There is so much truth in that passage, but not in the way its authors believed. This relates to the BoJ policy action today where the Bank finally took that extra step. Echoing Mario Draghi in July 2012 (an ominous chord to start with), monetary policy in Japan is now committed to doing whatever it takes including messing with the yield curve until the CPI is above 2% and the economy demonstrates sufficient positive conditions such that it will remain there. If you are hearing that for the first time it might sound confident and new, but it is really the same commitment that Japanese officials made in 1999 only substituting 2% for zero.

This is undoubtedly one of the effects of the gathering of central bankers last month in Jackson Hole, though not specifically limited to that conclave. A significant amount of chatter and even literature clinging to this idea has been building this year in the wreckage of QE. Central bankers have been forced to come to terms with that, reluctantly, and so even though there isn’t yet a consensus on what to do next a great many of them believe that, like Japan in the early 2000’s, the answer lies in deeper commitment paired with still more policy tools.

In other words, Japanese officials are still viewing their failure in terms of the first part of the second passage I quoted above – lacking the “tools” they don’t want to commit to a target.
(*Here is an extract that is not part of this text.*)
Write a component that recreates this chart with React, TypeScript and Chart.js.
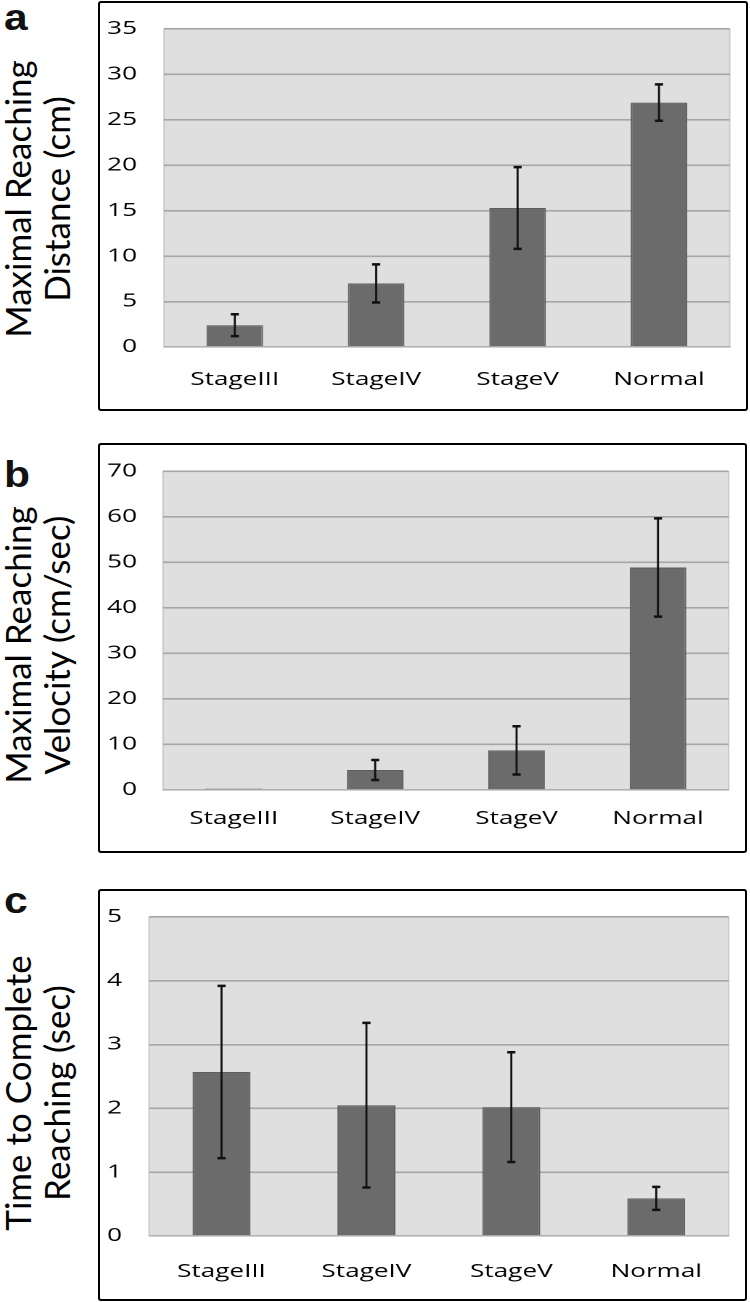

In light of everything that has been done especially in Japan over the past eight years, there really is no limit anymore so the Bank can go wherever their hearts might desire. But they are still doomed to fail because the answers all lie in the second part of that quote. The “pessimistic assessment” of a futile target does, in fact, arise because “unconventional policies are ineffective.”
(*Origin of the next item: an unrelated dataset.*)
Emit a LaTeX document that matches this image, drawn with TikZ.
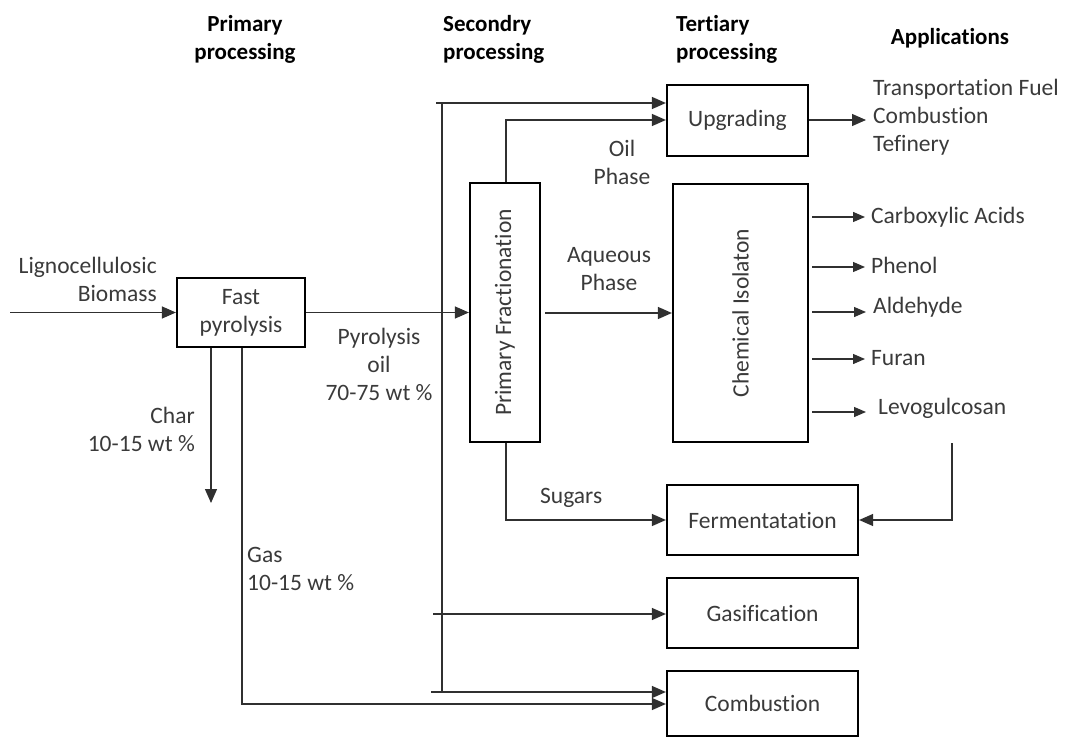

In that way, the Bank of Japan has performed an invaluable service to the world, though it will be quite some time before the mainstream is reformed sufficiently to appreciate it. By being willing to experiment in all ways, types, and sizes, BoJ has proven that supposition; no matter what they do, they cannot achieve their goals. Even the latest policy is an admission that prior policies failed, most especially NIRP (a primary purpose of the yield curve “target” is to undo some of the damage caused by negative rates). As I have written for years, it can’t be “quantitative” easing if you have to do it repeatedly.

Central banking has simply devolved further into Monty Python-esque territory. This potentially renewed commitment to forward guidance is laughable pop psychology passing for a coherent understanding of money and economy. They started out by believing that the public view of ZIRP would be so awed as to kickstart inflation and thus economy on its own (expectations). The public was awed for a few months and then went back to the same. They added “quantitative easing” to ZIRP as an additional “awe”, and again after a few months the public went back to the same. So QE was repeated, only bigger, and you get the picture.

An actually rational human would view all that and conclude that QE and ZIRP just don’t work. A central banker views all that and concludes that if what is supposed to work on its own doesn’t then the central bank must promise to keep doing what doesn’t until it does. That is where we are in 2016, where satire and farce are all that is left. It is, unfortunately, a tragically fitting critique because the orthodox belief in control was satire from the start, now openly revealed for what it always was.

It will be left to future historians to stand in amazement that this was allowed to go on for so long without straight up revolt. The Bank of Japan has proven in every way possible that they really don’t know what they are doing. And yet, they are still being permitted to do it.